Things are probably going wrong using only 32 bit floating point numbers, but you're stuck with them.

void setup(){
  Serial.begin(9600);
  Serial.println (39895.00 / 2100.00);
  Serial.println (39895.00 / 2100.00, 6);
}
  
void loop()
{
}

Thank you. Did you run the code? The printed output shows that it generated values 19.00 and 2100.00 OK, and that then the product of those two numbers was in error. It does not look like a rounding-error problem to me. The computer seems to have used 19.00 and 2100.00. There is a lot of pointer use, and I wondered if that had something to do with it.

Ted

The printed output shows that it generated values 19.00 and 2100.00

No, it doesn't.
Did you run my code?

Yes, I have. The errors I'm getting seem too large to explained that way. Besides, my program prints out that it used calculated the values 19.00 and 2100.00, and found their product to be 39985. If you are correct, isthere a way I could process the 19.00 and 2100.00 to yield a more accurate result?

Another thought: 2^32 is more than 4*10^6. None of my numbers are anywhere near that large.

Regards,
Ted

If these are 3x3 it might be a better Arduino fit to use cramer's rule rather than matrix math. And you can use the simpler version of calculating the determinant.

Another thought: 2^32 is more than 4*10^6

I don't see what you're trying to say - these are floating point numbers, not fixed point.

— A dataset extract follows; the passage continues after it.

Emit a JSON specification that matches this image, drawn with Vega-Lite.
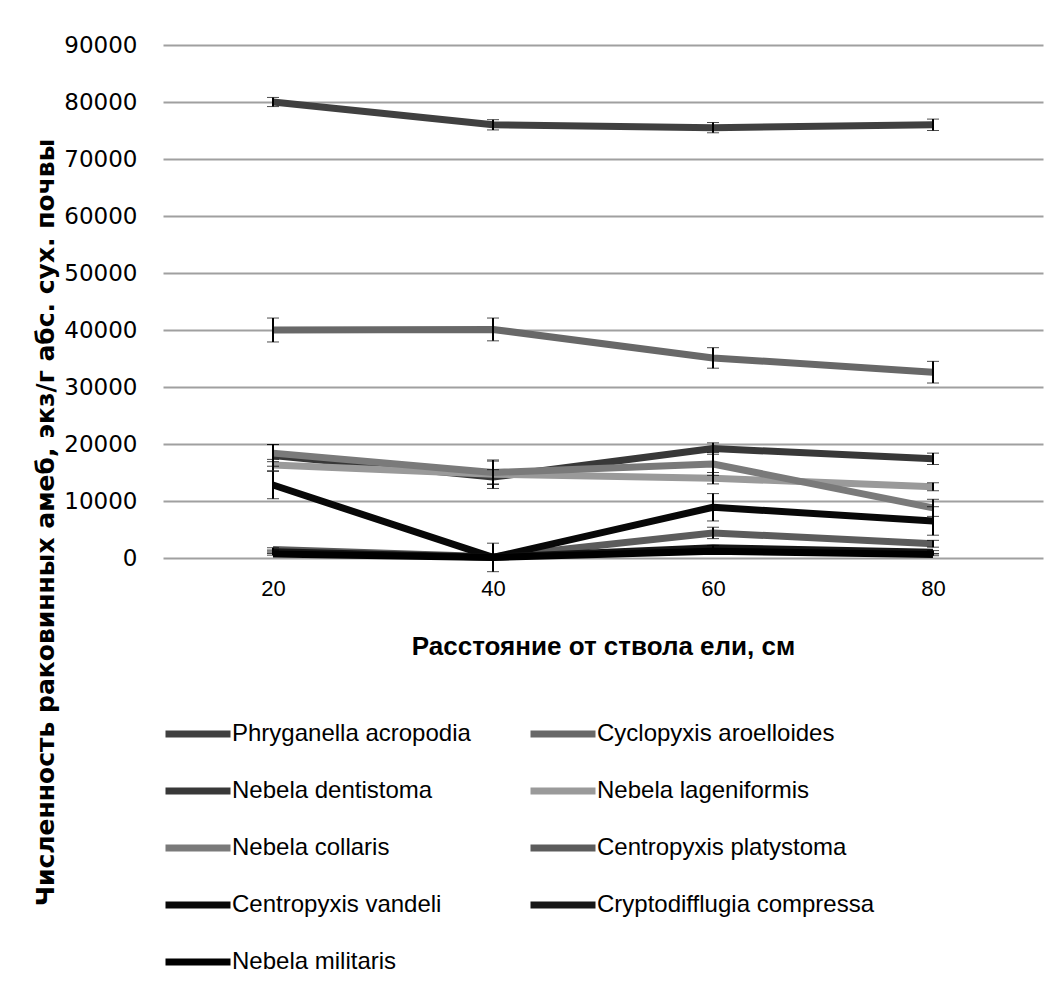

You are absolutely correct! I printed out the two numbers in the DEC format and found that the 19.00 and 2100 displays in the default format are actually 18.9980392456 and 2100 using the DEC format, their product being 39895.8824. Thank you for helping me. Much appreciated.

Ted

I printed out the two numbers in the DEC format

Ten places of decimals is way too optimistic for 32 bit floats - substitute 5 or 6 for DEC.

I should have figured it out on my own. Thanks again.